- WHAT IS NEEDED
Reproduce the material word for word; the images stay out.

-.-.-

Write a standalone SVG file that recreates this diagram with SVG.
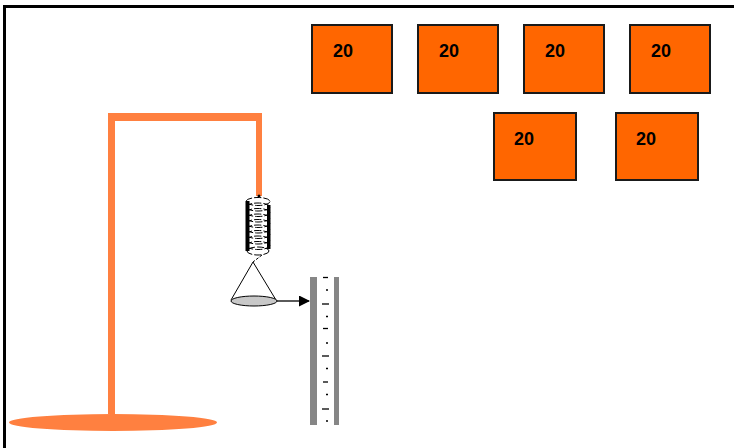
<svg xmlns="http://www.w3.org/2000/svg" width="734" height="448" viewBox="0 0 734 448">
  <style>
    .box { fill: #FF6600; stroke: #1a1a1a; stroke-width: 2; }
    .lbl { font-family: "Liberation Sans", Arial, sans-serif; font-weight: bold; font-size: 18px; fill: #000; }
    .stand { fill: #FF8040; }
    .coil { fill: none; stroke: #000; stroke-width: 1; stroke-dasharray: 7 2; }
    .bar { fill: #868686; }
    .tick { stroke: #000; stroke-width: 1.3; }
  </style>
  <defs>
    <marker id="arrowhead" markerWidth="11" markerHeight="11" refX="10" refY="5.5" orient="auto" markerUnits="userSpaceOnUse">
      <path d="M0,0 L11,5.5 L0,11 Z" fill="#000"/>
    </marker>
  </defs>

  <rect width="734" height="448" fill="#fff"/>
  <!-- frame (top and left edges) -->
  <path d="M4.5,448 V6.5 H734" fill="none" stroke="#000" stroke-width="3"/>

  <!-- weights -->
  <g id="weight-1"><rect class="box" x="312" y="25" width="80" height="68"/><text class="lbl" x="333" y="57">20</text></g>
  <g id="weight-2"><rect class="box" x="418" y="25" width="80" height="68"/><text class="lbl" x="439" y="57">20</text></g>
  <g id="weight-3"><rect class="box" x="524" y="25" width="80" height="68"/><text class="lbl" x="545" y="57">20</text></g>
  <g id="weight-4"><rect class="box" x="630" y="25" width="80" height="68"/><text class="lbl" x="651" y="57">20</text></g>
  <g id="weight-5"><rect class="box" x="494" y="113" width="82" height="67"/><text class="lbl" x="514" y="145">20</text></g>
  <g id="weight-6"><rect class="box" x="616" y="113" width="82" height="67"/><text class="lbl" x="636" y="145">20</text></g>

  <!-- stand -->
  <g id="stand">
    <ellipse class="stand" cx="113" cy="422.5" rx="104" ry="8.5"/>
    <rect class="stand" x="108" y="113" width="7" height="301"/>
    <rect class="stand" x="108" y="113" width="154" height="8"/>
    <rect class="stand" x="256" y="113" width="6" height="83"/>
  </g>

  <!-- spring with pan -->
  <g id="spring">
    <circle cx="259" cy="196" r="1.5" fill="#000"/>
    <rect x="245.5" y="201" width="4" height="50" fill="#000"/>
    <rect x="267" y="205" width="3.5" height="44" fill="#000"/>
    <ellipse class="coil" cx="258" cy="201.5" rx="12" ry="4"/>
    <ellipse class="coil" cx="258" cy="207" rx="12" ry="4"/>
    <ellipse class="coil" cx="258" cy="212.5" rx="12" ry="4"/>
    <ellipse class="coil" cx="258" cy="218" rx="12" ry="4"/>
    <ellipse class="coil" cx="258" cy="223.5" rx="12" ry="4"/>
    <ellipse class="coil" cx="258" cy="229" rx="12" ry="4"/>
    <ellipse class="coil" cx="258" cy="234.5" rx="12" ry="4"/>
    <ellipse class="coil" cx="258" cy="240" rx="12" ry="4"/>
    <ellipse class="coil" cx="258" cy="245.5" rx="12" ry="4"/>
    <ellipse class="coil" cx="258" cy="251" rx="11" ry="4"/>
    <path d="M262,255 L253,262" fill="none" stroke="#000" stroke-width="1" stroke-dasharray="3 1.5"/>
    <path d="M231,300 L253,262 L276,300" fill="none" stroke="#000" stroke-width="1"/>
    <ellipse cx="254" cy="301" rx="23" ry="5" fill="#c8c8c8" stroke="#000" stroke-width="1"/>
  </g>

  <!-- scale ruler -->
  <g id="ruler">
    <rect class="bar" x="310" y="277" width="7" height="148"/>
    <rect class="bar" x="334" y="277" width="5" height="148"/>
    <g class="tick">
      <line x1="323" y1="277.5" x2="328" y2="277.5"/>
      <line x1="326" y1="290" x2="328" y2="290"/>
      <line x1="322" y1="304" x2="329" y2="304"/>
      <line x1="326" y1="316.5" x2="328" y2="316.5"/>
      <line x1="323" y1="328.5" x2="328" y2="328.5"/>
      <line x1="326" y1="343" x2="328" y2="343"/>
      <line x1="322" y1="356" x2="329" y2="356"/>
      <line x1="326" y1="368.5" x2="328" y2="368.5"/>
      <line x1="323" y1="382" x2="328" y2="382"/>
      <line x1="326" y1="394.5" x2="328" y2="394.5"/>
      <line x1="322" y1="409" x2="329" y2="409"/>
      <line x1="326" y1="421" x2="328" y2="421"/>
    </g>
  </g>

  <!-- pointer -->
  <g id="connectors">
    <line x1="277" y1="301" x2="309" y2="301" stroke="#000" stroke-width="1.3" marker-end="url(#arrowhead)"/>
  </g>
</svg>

-.-.-

- FINISHED TASK
Write a standalone SVG file that recreates this diagram with SVG.
<svg xmlns="http://www.w3.org/2000/svg" width="734" height="448" viewBox="0 0 734 448">
  <style>
    .box { fill: #FF6600; stroke: #1a1a1a; stroke-width: 2; }
    .lbl { font-family: "Liberation Sans", Arial, sans-serif; font-weight: bold; font-size: 18px; fill: #000; }
    .stand { fill: #FF8040; }
    .coil { fill: none; stroke: #000; stroke-width: 1; stroke-dasharray: 7 2; }
    .bar { fill: #868686; }
    .tick { stroke: #000; stroke-width: 1.3; }
  </style>
  <defs>
    <marker id="arrowhead" markerWidth="11" markerHeight="11" refX="10" refY="5.5" orient="auto" markerUnits="userSpaceOnUse">
      <path d="M0,0 L11,5.5 L0,11 Z" fill="#000"/>
    </marker>
  </defs>

  <rect width="734" height="448" fill="#fff"/>
  <!-- frame (top and left edges) -->
  <path d="M4.5,448 V6.5 H734" fill="none" stroke="#000" stroke-width="3"/>

  <!-- weights -->
  <g id="weight-1"><rect class="box" x="312" y="25" width="80" height="68"/><text class="lbl" x="333" y="57">20</text></g>
  <g id="weight-2"><rect class="box" x="418" y="25" width="80" height="68"/><text class="lbl" x="439" y="57">20</text></g>
  <g id="weight-3"><rect class="box" x="524" y="25" width="80" height="68"/><text class="lbl" x="545" y="57">20</text></g>
  <g id="weight-4"><rect class="box" x="630" y="25" width="80" height="68"/><text class="lbl" x="651" y="57">20</text></g>
  <g id="weight-5"><rect class="box" x="494" y="113" width="82" height="67"/><text class="lbl" x="514" y="145">20</text></g>
  <g id="weight-6"><rect class="box" x="616" y="113" width="82" height="67"/><text class="lbl" x="636" y="145">20</text></g>

  <!-- stand -->
  <g id="stand">
    <ellipse class="stand" cx="113" cy="422.5" rx="104" ry="8.5"/>
    <rect class="stand" x="108" y="113" width="7" height="301"/>
    <rect class="stand" x="108" y="113" width="154" height="8"/>
    <rect class="stand" x="256" y="113" width="6" height="83"/>
  </g>

  <!-- spring with pan -->
  <g id="spring">
    <circle cx="259" cy="196" r="1.5" fill="#000"/>
    <rect x="245.5" y="201" width="4" height="50" fill="#000"/>
    <rect x="267" y="205" width="3.5" height="44" fill="#000"/>
    <ellipse class="coil" cx="258" cy="201.5" rx="12" ry="4"/>
    <ellipse class="coil" cx="258" cy="207" rx="12" ry="4"/>
    <ellipse class="coil" cx="258" cy="212.5" rx="12" ry="4"/>
    <ellipse class="coil" cx="258" cy="218" rx="12" ry="4"/>
    <ellipse class="coil" cx="258" cy="223.5" rx="12" ry="4"/>
    <ellipse class="coil" cx="258" cy="229" rx="12" ry="4"/>
    <ellipse class="coil" cx="258" cy="234.5" rx="12" ry="4"/>
    <ellipse class="coil" cx="258" cy="240" rx="12" ry="4"/>
    <ellipse class="coil" cx="258" cy="245.5" rx="12" ry="4"/>
    <ellipse class="coil" cx="258" cy="251" rx="11" ry="4"/>
    <path d="M262,255 L253,262" fill="none" stroke="#000" stroke-width="1" stroke-dasharray="3 1.5"/>
    <path d="M231,300 L253,262 L276,300" fill="none" stroke="#000" stroke-width="1"/>
    <ellipse cx="254" cy="301" rx="23" ry="5" fill="#c8c8c8" stroke="#000" stroke-width="1"/>
  </g>

  <!-- scale ruler -->
  <g id="ruler">
    <rect class="bar" x="310" y="277" width="7" height="148"/>
    <rect class="bar" x="334" y="277" width="5" height="148"/>
    <g class="tick">
      <line x1="323" y1="277.5" x2="328" y2="277.5"/>
      <line x1="326" y1="290" x2="328" y2="290"/>
      <line x1="322" y1="304" x2="329" y2="304"/>
      <line x1="326" y1="316.5" x2="328" y2="316.5"/>
      <line x1="323" y1="328.5" x2="328" y2="328.5"/>
      <line x1="326" y1="343" x2="328" y2="343"/>
      <line x1="322" y1="356" x2="329" y2="356"/>
      <line x1="326" y1="368.5" x2="328" y2="368.5"/>
      <line x1="323" y1="382" x2="328" y2="382"/>
      <line x1="326" y1="394.5" x2="328" y2="394.5"/>
      <line x1="322" y1="409" x2="329" y2="409"/>
      <line x1="326" y1="421" x2="328" y2="421"/>
    </g>
  </g>

  <!-- pointer -->
  <g id="connectors">
    <line x1="277" y1="301" x2="309" y2="301" stroke="#000" stroke-width="1.3" marker-end="url(#arrowhead)"/>
  </g>
</svg>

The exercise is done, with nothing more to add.